Hurricane Gustav Evacuation: First Night

Three years ago, I flew the third to the last helicopter out of my employer's Boothville, Louisiana base as Hurricane Katrina advanced. We'd talked about the likely path of the storm the day before, and most of we pilots had a feeling that the storm would not spare our base. We were right. Katrina made landfall almost directly over Boothville.

As Gustav advances, the fatalistic feeling about the Boothville base isn't there this time. That said, I'm really concerned for the folks who live in Grand Isle, Louisiana. It's Louisiana's only inhabited barrier island, home of Grand Isle State Park, and the location of one of our bases. I personally know several Grand Isle natives, and I worry about what they'll find when they return from the evacuation.

All of our aircraft made it into Tallahassee without incident. Some of the pilots look a little weary, to be sure: after spending the last few days pulling offshore oil workers out of harm's way in the Gulf of Mexico, a certain letdown is unavoidable. But it's the maintenance folks who've really lived through a crunch, as they've moved equipment out of bases, prepared helicopters for evacuations, and in some cases, resolved last minute maintenance problems. The mainstay of our fleet, the Sikorsky S-76C++, costs nearly ten million dollars per aircraft. It would not be good to leave one of them on the ground in the face of an advancing hurricane.

Our licenced mechanics, by in large, are a great group of guys. After twenty-nine years working for the same employer, I'm still sometimes amazed with what they can pull off. Many of them have been burning the candle at both ends with Gustav's approach, but I hope they're all sleeping like babies tonight.

I talked with Rhonda and Dylan four times today: once in the morning before leaving Boothville, again during our fuel stop in Destin, and twice--so far--upon arriving in our "safe haven" of Tallahassee. I feel guilty because I can tell they were worrying, and I feel like I failed to explain what was going on adequately.

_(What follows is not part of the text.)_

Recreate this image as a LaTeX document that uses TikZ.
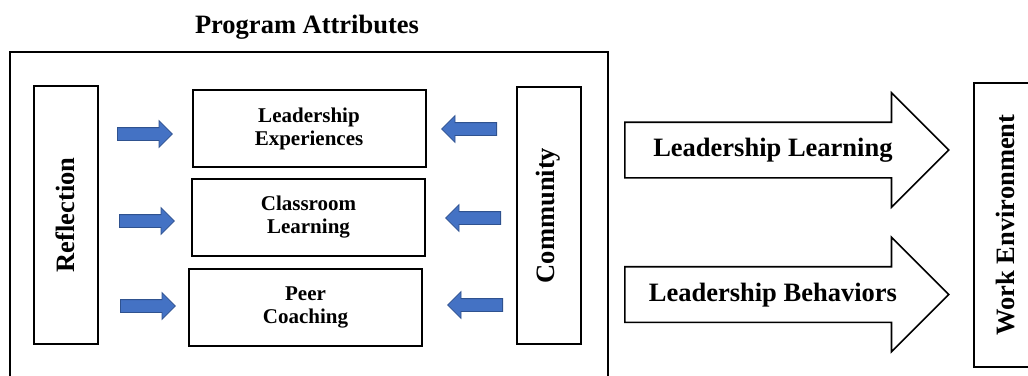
\documentclass[tikz,border=0pt]{standalone}
\usepackage{fontspec}
\setmainfont{Liberation Serif}
\usetikzlibrary{shapes.arrows}
\definecolor{arrowblue}{HTML}{4472C4}
\definecolor{arrowedge}{HTML}{2F528F}
\tikzset{
bigfont/.style={font=\bfseries\fontsize{26.5}{30}\selectfont},
smallfont/.style={font=\bfseries\fontsize{21}{23}\selectfont},
midbox/.style={
	  draw, line width=2pt, smallfont, align=center,
	    minimum width=233pt, minimum height=77pt},
sidebox/.style={
	  draw, line width=2pt, bigfont, rotate=90, minimum height=64pt},
bluearrow/.style={
	  single arrow, fill=arrowblue, draw=arrowedge, line width=0.8pt,
	    minimum height=55pt, minimum width=26pt, inner sep=0pt,
	    inner ysep=6pt, single arrow head extend=7pt},
bigarrow/.style={
	  single arrow, draw, line width=1.6pt, bigfont, text height=18pt,
	    text depth=5pt, inner ysep=15.5pt, minimum height=324pt,
	    minimum width=113pt, single arrow head extend=29.5pt}
}

\begin{document}
\begin{tikzpicture}[x=1pt, y=-1pt]
	\useasboundingbox (0,0) rectangle (1028,375);
	\clip (0,0) rectangle (1028,375);
	\node[bigfont, anchor=base] (title) at (307,33) {Program Attributes};
	\node[draw, line width=2.5pt, minimum width=598pt, minimum height=340pt] (attrs) at (309,222) {};
	\node[sidebox, minimum width=258pt] (refl) at (65.5,215) {Reflection};
	\node[sidebox, minimum width=257pt] (comm) at (548.5,215.5) {Community};
	\node[midbox] (lexp) at (309,128.5) {Leadership\\Experiences};
	\node[midbox] (class) at (308.5,217) {Classroom\\Learning};
	\node[midbox] (peer) at (305.5,307.5) {Peer\\Coaching};
	% arrows into the program attributes
	\node[bluearrow, anchor=tail] (rl1) at (117,134) {};
	\node[bluearrow, anchor=tail] (rl2) at (119,221) {};
	\node[bluearrow, anchor=tail] (rl3) at (120,306) {};
	\node[bluearrow, shape border rotate=180, anchor=tail] (cm1) at (497,129) {};
	\node[bluearrow, shape border rotate=180, anchor=tail] (cm2) at (501,218) {};
	\node[bluearrow, shape border rotate=180, anchor=tail] (cm3) at (503,305) {};
	\node[sidebox, minimum width=284pt, minimum height=62pt] (work) at (1005,225) {Work Environment};
	\node[bigarrow, anchor=tail] (learn) at (624,150) {Leadership Learning};
	\node[bigarrow, anchor=tail] (behav) at (624,294.5) {Leadership Behaviors};
\end{tikzpicture}
\end{document}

Tommorrow will likely involve just sitting and waiting, as we wonder where Gustav will land, and wonder whether any of our bases get pounded into oblivion. It's a waiting game from here, until we get word that it's time to remobilize. It's the calm before a different kind of storm.

Let the calm commence.


Debby said...

You really, really have to be grateful for the ubiquitous cell phone! 20 years ago Rhonda and Dylan would have had a far longer wait for your phone call. Glad that you're safe. I'm posting a link to your blog from mine, if that is all right with you.

Enjoy your calm.

quid said...

Thinkin' of you, up the road in Tallahassee, Hal. Looks like a lotta water covering Grand this morning. I can't believe the Children's Hospital could not evacuate, and my prayers are there.

Along with all those little coastal cities west of NO, in "Tabasco land". I'm sure they're getting the worst, and even CNN has not yet ventured there.